This letter is a formal request for Major League Baseball to award the Yankees a victory by forfeit due to the Tampa Bay Devil Rays' failure to show up on time for a scheduled Labor Day doubleheader at Yankee Stadium. The Devil Rays claim they could not reach New York on time due to Hurricane Frances. We do not consider that excuse sufficient.

The infamous Hurricane of 1938 that struck New York and New England killed 700 people, left 63,000 homeless and registered winds as high as 120 miles at the Empire State Building. But it didn't postpone the Yankees game or stop Lou Gehrig's playing streak. Granted, the Yankees were playing in Chicago that day, but the point remains: A hurricane wasn't enough to stop Gehrig and the Yankees then, and it isn't a sufficient excuse to postpone a Yankees game now.

A hurricane may be reason enough to take a day off for a losing team that has never finished anywhere but last place, but it is not the Yankees' way to postpone games due to climactic conditions hundreds of miles away.
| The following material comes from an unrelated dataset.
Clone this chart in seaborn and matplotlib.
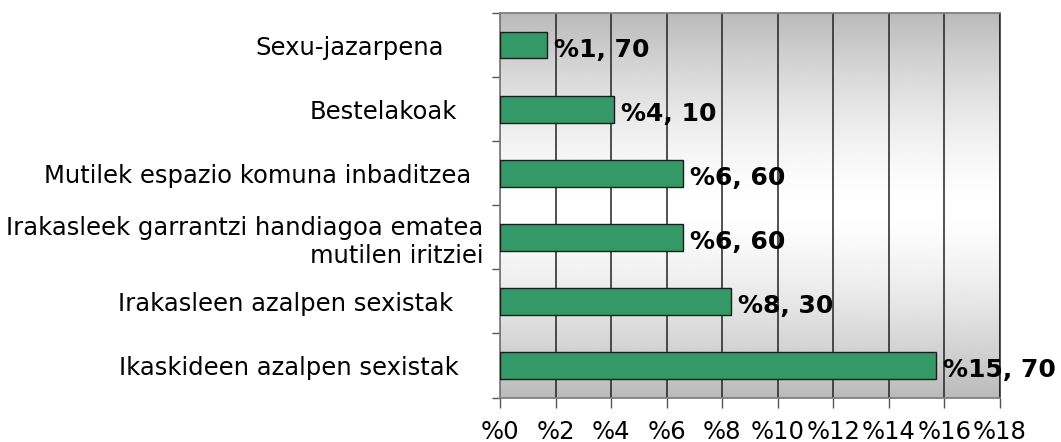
import numpy as np
import matplotlib
matplotlib.use("Agg")
import matplotlib.pyplot as plt
import matplotlib.transforms as mtransforms
import seaborn as sns

# --- datos ---
categories = [
    "Sexu-jazarpena",
    "Bestelakoak",
    "Mutilek espazio komuna inbaditzea",
    "Irakasleek garrantzi handiagoa ematea\nmutilen iritziei",
    "Irakasleen azalpen sexistak",
    "Ikaskideen azalpen sexistak",
]
values = [1.70, 4.10, 6.60, 6.60, 8.30, 15.70]
value_labels = ["%1, 70", "%4, 10", "%6, 60", "%6, 60", "%8, 30", "%15, 70"]
x_ticks = [0, 2, 4, 6, 8, 10, 12, 14, 16, 18]
x_tick_labels = ["%" + str(t) for t in x_ticks]

# desplazamiento extra de cada etiqueta (px), como en el original
label_shift = [39, 26, 12, 0, 30, 25]

sns.set_style("white")
plt.rcParams["font.family"] = "sans-serif"
plt.rcParams["font.sans-serif"] = ["DejaVu Sans"]
plt.rcParams["text.color"] = "black"
plt.rcParams["xtick.labelcolor"] = "black"
plt.rcParams["ytick.labelcolor"] = "black"

fig = plt.figure(figsize=(10.61, 4.42), dpi=100)
ax = fig.add_axes([500 / 1061, 1 - 397.5 / 442, 500 / 1061, 384.5 / 442])

# fondo degradado gris-blanco-gris
grad = np.abs(np.linspace(-1, 1, 256)) ** 1.5
grad = 1 - 0.27 * grad
ax.imshow(grad[:, None], extent=(0, 1, 0, 1), transform=ax.transAxes,
          cmap="gray", vmin=0, vmax=1, aspect="auto", zorder=0,
          interpolation="bilinear")

sns.barplot(x=values, y=categories, orient="h", color="#339966",
            edgecolor="#1a1a1a", linewidth=1, width=0.42, saturation=1,
            ax=ax, zorder=3)

ax.set_xlim(0, 18)
ax.set_ylim(5.5, -0.5)
ax.set_xticks(x_ticks)
ax.set_xticklabels(x_tick_labels, fontsize=17.5, color="black")
ax.set_yticklabels(categories, fontsize=17.5, color="black")
ax.set_xlabel("")
ax.set_ylabel("")

ax.set_axisbelow(True)
ax.xaxis.grid(True, color="#222222", linewidth=1.1, zorder=1)
ax.yaxis.grid(False)

ax.set_yticks(np.arange(-0.5, 6, 1), minor=True)
ax.tick_params(axis="y", which="major", length=0, pad=12)
ax.tick_params(axis="y", which="minor", length=6, width=1, color="#555555",
               direction="out", left=True)
ax.tick_params(axis="x", length=7, width=1, color="#555555",
               direction="out", pad=9, bottom=True)

for lbl, s in zip(ax.get_yticklabels(), label_shift):
    off = mtransforms.ScaledTranslation(-s / 100, 0, fig.dpi_scale_trans)
    lbl.set_transform(lbl.get_transform() + off)

for side in ["left", "bottom", "top", "right"]:
    ax.spines[side].set_visible(True)
    ax.spines[side].set_color("#808080")
    ax.spines[side].set_linewidth(1.3)
ax.spines["right"].set_color("#222222")
ax.spines["right"].set_linewidth(1.1)

for i, (v, txt) in enumerate(zip(values, value_labels)):
    ax.annotate(txt, xy=(v, i), xytext=(7, -5), textcoords="offset pixels",
                ha="left", va="center", fontsize=18, fontweight="bold",
                color="black", zorder=5, annotation_clip=False)

fig.savefig("out.png", dpi=100)
plt.close(fig)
The way of a true champion is to play on, no matter what the weather conditions are anywhere else.

There are hurricanes, tornados, cyclones, typhoons, monsoons, floods, avalanches, tsunamis, earthquakes and volcanic eruptions all over the world, but the Yankees play on. There are starving children in Ethiopia, Liberia and Sudan who would be happy to play in a hurricane, and thus are inspired by the manner in which the Yankees take the field each night despite their suffering. There are wars all over the world. Our brave troops are risking their lives in Iraq and Afghanistan. Reserve units are being forced to extend their service time for month after trying month.

Derek Jeter

Derek Jeter and the Yanks play through rain, snow, sleet and hail.

And the Yankees honor their sacrifices by suiting up every night.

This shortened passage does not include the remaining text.